5- Davacı vekilinin vekalet ücretinin tashihine ilişkin talebi üzerine 19.07.2024 tarihli ek kararla, hükmün tashihi veya tavzihi yoluyla taraflara tanınan haklar ve yüklenen borçların sınırlandırılamayacağı, genişletilemeyeceği ve değiştirilemeyeceği gerekçesiyle, talebin reddine karar verilmiştir.
5- İlk derece mahkemesinin bozma üzerine verdiği davanın kabulüne ilişkin karara karşı davalı vekili ve katılma yoluyla davacı vekilince esas ve ek karar yönünden süresinde temyiz yoluna başvurulması üzerine dosya incelendi, gereği konuşulup düşünüldü:
5.1. İlk derece mahkemesinin ek kararına karşı davacı vekilinin temyiz talebi yönünden; 6100 sayılı Hukuk Muhakemeleri Kanununun “Hükmün Tashihi” başlığını taşıyan 304 ncü maddesinde, hükümdeki yazı ve hesap hataları ile diğer benzeri açık hataların, mahkemece kendiliğinden veya taraflardan birinin istemi üzerine düzeltilebileceği belirtilmiş, “Hükmün Tavzihi” başlıklı 305 nci maddesinde, hüküm yeterince açık değilse veya yerine getirilmesinde duraksama uyandırıyor yahut birbirine aykırı fıkralar içeriyorsa, yerine getirilmesi tamamlanıncaya kadar taraflardan her birinin hükmün açıklanmasını veya duraksama ya da aykırılığın giderilmesini isteyebileceği, hüküm fıkrasında taraflara tanınan haklar ve yüklenen borçların tavzih yolu ile sınırlandırılamayacağı, genişletilemeyeceği ve değiştirilemeyeceği açıklanmıştır. Bu halde ilk derece mahkemesince verilen ek karar usul ve yasaya uygun olduğundan davacı vekilinin ek karara ilişkin temyizi sebepleri yerinde görülmemiştir.

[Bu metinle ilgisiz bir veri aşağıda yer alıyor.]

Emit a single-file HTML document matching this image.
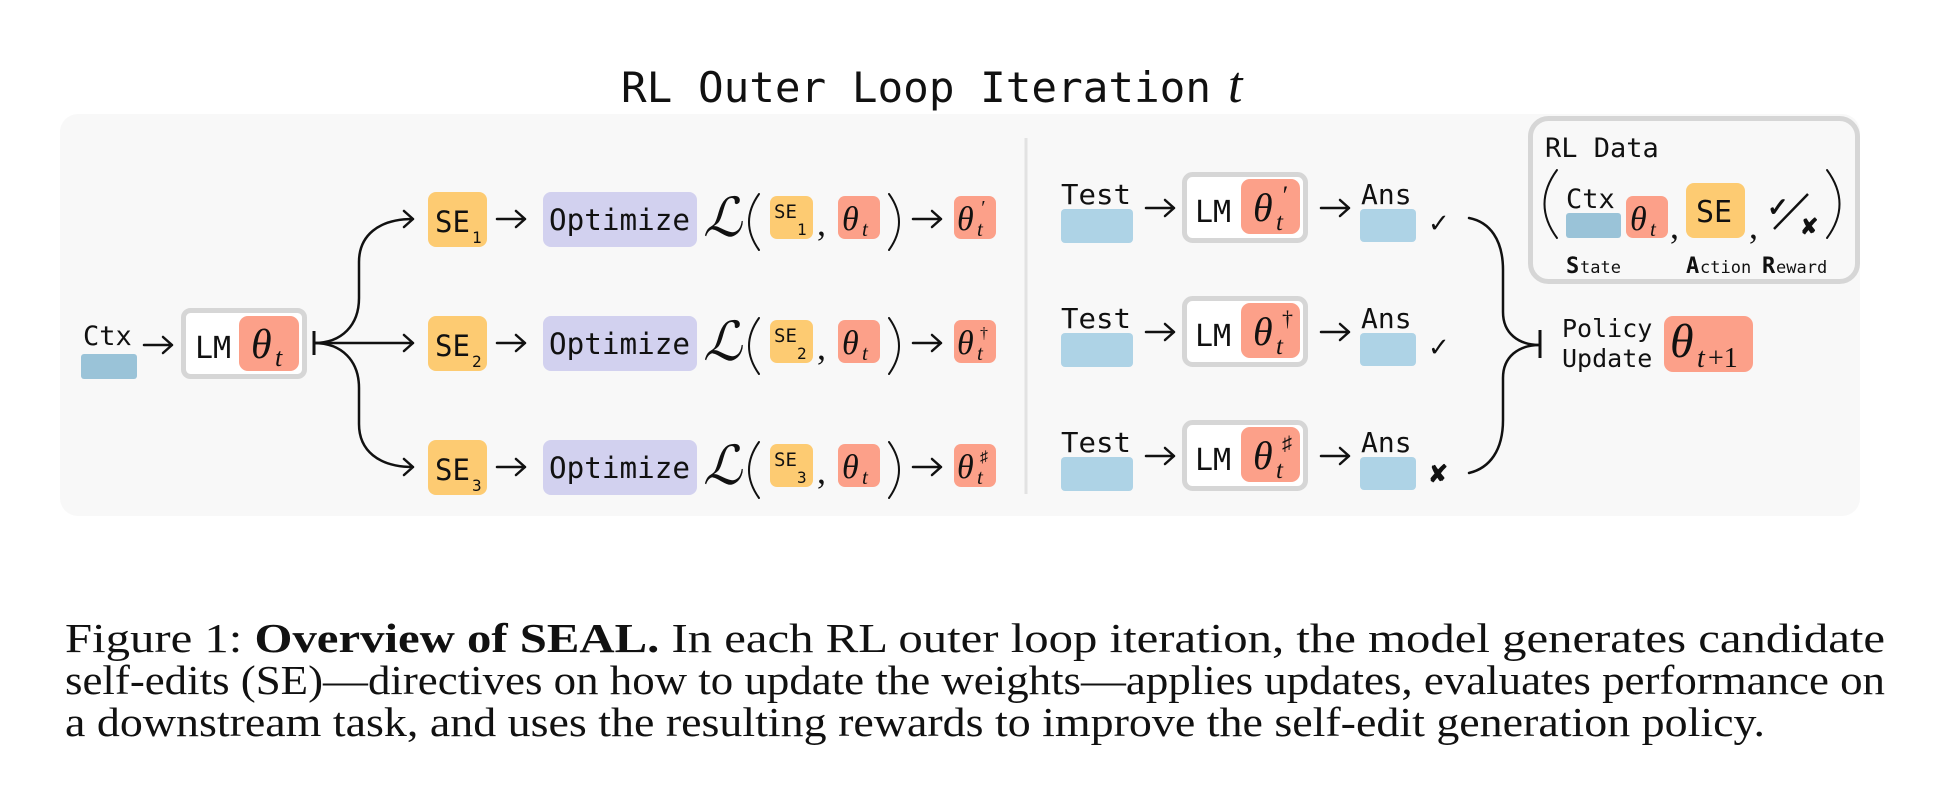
<!DOCTYPE html>
<html><head><meta charset="utf-8"><style>
html,body{margin:0;padding:0;background:#fff;}
svg{display:block;}
.m{font-family:"DejaVu Sans Mono","Liberation Mono",monospace;fill:#111;}
.s{font-family:"Liberation Serif","DejaVu Serif",serif;fill:#111;}
.i{font-family:"Liberation Serif","DejaVu Serif",serif;font-style:italic;fill:#111;}
.ar{stroke:#111;stroke-width:2.5;fill:none;stroke-linecap:round;stroke-linejoin:round;}
.pr{stroke:#111;stroke-width:2;fill:none;stroke-linecap:round;}
</style></head><body>
<svg width="1952" height="798" viewBox="0 0 1952 798" xmlns="http://www.w3.org/2000/svg">
<defs>
<g id="arr"><path class="ar" d="M0 0 L28 0 M19 -8 L28 0 L19 8"/></g>
<g id="lrow">
<rect x="428" y="192" width="59" height="55" rx="8" fill="#fdcb72"/>
<text class="m" x="435" y="232" font-size="29">SE</text>
<use href="#arr" x="497" y="219"/>
<rect x="543" y="192" width="154" height="55" rx="8" fill="#d2d1ef"/>
<text class="m" x="549" y="230" font-size="29" textLength="141" lengthAdjust="spacingAndGlyphs">Optimize</text>
<text class="i" x="703" y="236" font-size="54">ℒ</text>
<path class="pr" d="M759 194 Q739 222 759 250"/>
<rect x="770" y="196" width="43" height="43" rx="7" fill="#fdcb72"/>
<text class="m" x="774" y="218" font-size="19">SE</text>
<text class="s" x="817" y="235" font-size="36">,</text>
<rect x="838" y="196" width="42" height="43" rx="7" fill="#fca089"/>
<text class="i" x="842" y="230" font-size="34">θ</text>
<text class="i" x="862" y="236" font-size="21">t</text>
<path class="pr" d="M889 194 Q909 222 889 250"/>
<use href="#arr" x="913" y="219"/>
<rect x="954" y="196" width="42" height="43" rx="7" fill="#fca089"/>
<text class="i" x="957" y="230" font-size="34">θ</text>
<text class="i" x="977" y="236" font-size="21">t</text>
</g>
<g id="rrow">
<text class="m" x="1061" y="204" font-size="28" textLength="70" lengthAdjust="spacingAndGlyphs">Test</text>
<rect x="1061" y="209" width="72" height="34" rx="4" fill="#aed3e6"/>
<use href="#arr" x="1146" y="208"/>
<rect x="1184.5" y="174.5" width="121" height="66" rx="8" fill="#fff" stroke="#d6d6d6" stroke-width="5"/>
<text class="m" x="1195" y="222" font-size="30">LM</text>
<rect x="1241" y="179" width="59" height="55" rx="9" fill="#fca089"/>
<text class="i" x="1253" y="221" font-size="40">θ</text>
<text class="i" x="1276" y="230" font-size="25">t</text>
<use href="#arr" x="1321" y="208"/>
<text class="m" x="1361" y="204" font-size="28">Ans</text>
<rect x="1360" y="209" width="56" height="33" rx="4" fill="#aed3e6"/>
</g>
</defs>
<text class="m" x="621" y="102" font-size="42" textLength="590" lengthAdjust="spacingAndGlyphs">RL Outer Loop Iteration</text>
<text class="i" x="1228" y="102" font-size="52">t</text>
<rect x="60" y="114" width="1800" height="402" rx="18" fill="#f8f8f8"/>
<line x1="1026" y1="138" x2="1026" y2="494" stroke="#e2e2e2" stroke-width="3"/>

<text class="m" x="83" y="345" font-size="27">Ctx</text>
<rect x="81" y="354" width="56" height="25" rx="3" fill="#9ac3d8"/>
<use href="#arr" x="144" y="345"/>
<rect x="183.5" y="310.5" width="121" height="66" rx="7" fill="#fff" stroke="#d6d6d6" stroke-width="5"/>
<text class="m" x="195" y="358" font-size="30">LM</text>
<rect x="239" y="316" width="60" height="55" rx="9" fill="#fca089"/>
<text class="i" x="251" y="358" font-size="42">θ</text>
<text class="i" x="275" y="366" font-size="26">t</text>
<line x1="314" y1="331" x2="314" y2="355" stroke="#111" stroke-width="3"/>
<path class="ar" d="M314 343 L413 343 M404 335 L413 343 L404 351"/>
<path class="ar" d="M314 343 C342 343 359 325 359 298 L359 262 C359 236 378 219 413 219 M404 211 L413 219 L404 227"/>
<path class="ar" d="M314 343 C342 343 359 361 359 388 L359 424 C359 450 378 467 413 467 M404 459 L413 467 L404 475"/>

<use href="#lrow"/>
<text class="m" x="472" y="243" font-size="16">1</text>
<text class="m" x="797" y="235" font-size="16">1</text>
<text class="i" x="980" y="214" font-size="20">′</text>
<use href="#lrow" y="124"/>
<text class="m" x="472" y="367" font-size="16">2</text>
<text class="m" x="797" y="359" font-size="16">2</text>
<text class="s" x="980" y="338" font-size="16">†</text>
<use href="#lrow" y="248"/>
<text class="m" x="472" y="491" font-size="16">3</text>
<text class="m" x="797" y="483" font-size="16">3</text>
<text class="s" x="980" y="462" font-size="16">♯</text>

<use href="#rrow"/>
<text class="i" x="1281" y="204" font-size="26">′</text>
<text class="s" x="1428" y="232" font-size="26">✓</text>
<use href="#rrow" y="124"/>
<text class="s" x="1282" y="326" font-size="22">†</text>
<text class="s" x="1428" y="356" font-size="26">✓</text>
<use href="#rrow" y="248"/>
<text class="s" x="1282" y="450" font-size="20">♯</text>
<text class="s" x="1428" y="482" font-size="24" font-weight="bold">✘</text>

<path class="ar" d="M1469 218 C1490 222 1503 240 1503 270 L1503 312 C1503 333 1518 345 1540 345"/>
<path class="ar" d="M1469 473 C1490 468 1503 450 1503 420 L1503 378 C1503 357 1518 345 1540 345"/>
<line x1="1540" y1="330" x2="1540" y2="358" stroke="#111" stroke-width="3"/>
<text class="m" x="1562" y="337" font-size="25">Policy</text>
<text class="m" x="1562" y="367" font-size="25">Update</text>
<rect x="1664" y="316" width="89" height="56" rx="9" fill="#fca089"/>
<text class="i" x="1670" y="357" font-size="48">θ</text>
<text class="i" x="1697" y="367" font-size="28">t</text>
<text class="s" x="1708" y="367" font-size="28">+1</text>

<rect x="1530.5" y="118.5" width="327" height="163" rx="18" fill="none" stroke="#d6d6d6" stroke-width="5"/>
<text class="m" x="1545" y="157" font-size="27">RL Data</text>
<path class="pr" d="M1557 170 Q1532 204 1557 238" stroke-width="2.5"/>
<text class="m" x="1566" y="208" font-size="27">Ctx</text>
<rect x="1566" y="213" width="55" height="25" rx="3" fill="#9ac3d8"/>
<rect x="1626" y="196" width="42" height="42" rx="7" fill="#fca089"/>
<text class="i" x="1630" y="230" font-size="34">θ</text>
<text class="i" x="1650" y="236" font-size="21">t</text>
<text class="s" x="1670" y="238" font-size="36">,</text>
<rect x="1686" y="183" width="59" height="55" rx="8" fill="#fdcb72"/>
<text class="m" x="1696" y="222" font-size="30">SE</text>
<text class="s" x="1749" y="238" font-size="36">,</text>
<text class="s" x="1767" y="216" font-size="26" font-weight="bold">✓</text>
<line x1="1774" y1="229" x2="1808" y2="194" stroke="#111" stroke-width="2.5"/>
<text class="s" x="1800" y="234" font-size="22" font-weight="bold">✘</text>
<path class="pr" d="M1827 170 Q1852 204 1827 238" stroke-width="2.5"/>
<text class="m" x="1566" y="273" font-size="22" font-weight="bold">S</text><text class="m" x="1580" y="273" font-size="17">tate</text>
<text class="m" x="1686" y="273" font-size="22" font-weight="bold">A</text><text class="m" x="1700" y="273" font-size="17">ction</text>
<text class="m" x="1762" y="273" font-size="22" font-weight="bold">R</text><text class="m" x="1776" y="273" font-size="17">eward</text>

<text class="s" x="65" y="652" font-size="41" textLength="1820" lengthAdjust="spacingAndGlyphs">Figure 1:  <tspan font-weight="bold">Overview of SEAL.</tspan> In each RL outer loop iteration, the model generates candidate</text>
<text class="s" x="65" y="694" font-size="41" textLength="1820" lengthAdjust="spacingAndGlyphs">self-edits (SE)—directives on how to update the weights—applies updates, evaluates performance on</text>
<text class="s" x="65" y="736" font-size="41" textLength="1700" lengthAdjust="spacingAndGlyphs">a downstream task, and uses the resulting rewards to improve the self-edit generation policy.</text>
</svg>
</body></html>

5.2. İlk derece mahkemesinin bozmaya uyarak verdiği kararına karşı davalı vekili ve katılma yoluyla davacı vekilinin temyiz talebi yönünden; kamu düzenine aykırılık halleri ile uyulan bozma ilamının içeriği ve usuli kazanılmış hak ilkesinin re'sen gözetildiği; kararın dayandığı gerektirici sebepler ve delillerin takdirinde bir isabetsizlik bulunmadığı, yine; mahkemece uyulan bozma ilamı doğrultusunda inceleme yapılarak karar verildiği, harçlandırılan dava değeri üzerinden davacı yararına vekalet ücretine hükmedildiği anlaşıldığından davalı vekili ve katılma yoluyla davacı vekilinin temyiz sebepleri yerinde görülmemiştir.
SONUÇ: Yukarıda (5.1) numaralı bentte açıklanan nedenlerle davacı vekilinin ek karara yönelik temyiz istemlerinin reddi ile 19.07.2024 tarihli ek kararın ONANMASINA, (5.2) numaralı bentte açıklanan nedenlerle İlk Derece Mahkemesinin 07.05.2024 tarihli 2022/488 E., 2024/306 K. sayılı kararına ilişkin davalı vekili ve katılma yoluyla davacı vekilinin tüm temyiz sebeplerinin reddiyle usul ve kanuna uygun bulunan kararın ONANMASINA, aşağıda yazılı temyiz harcının davalıdan alınmasına, temyiz harcı davacı tarafından ek karar yönünden peşin yatırıldığından yeniden harç alınmasına yer olmadığına, esas dava yönünden fazla yatırılan temyiz harcın istek halinde davacıya iadesine, dosyanın ilk derece mahkemesine, kararın bir örneğinin İstanbul Bölge Adliye Mahkemesi 17. Hukuk Dairesine gönderilmesine, 26.11.2024 tarihinde kesin olarak oy birliğiyle karar verildi.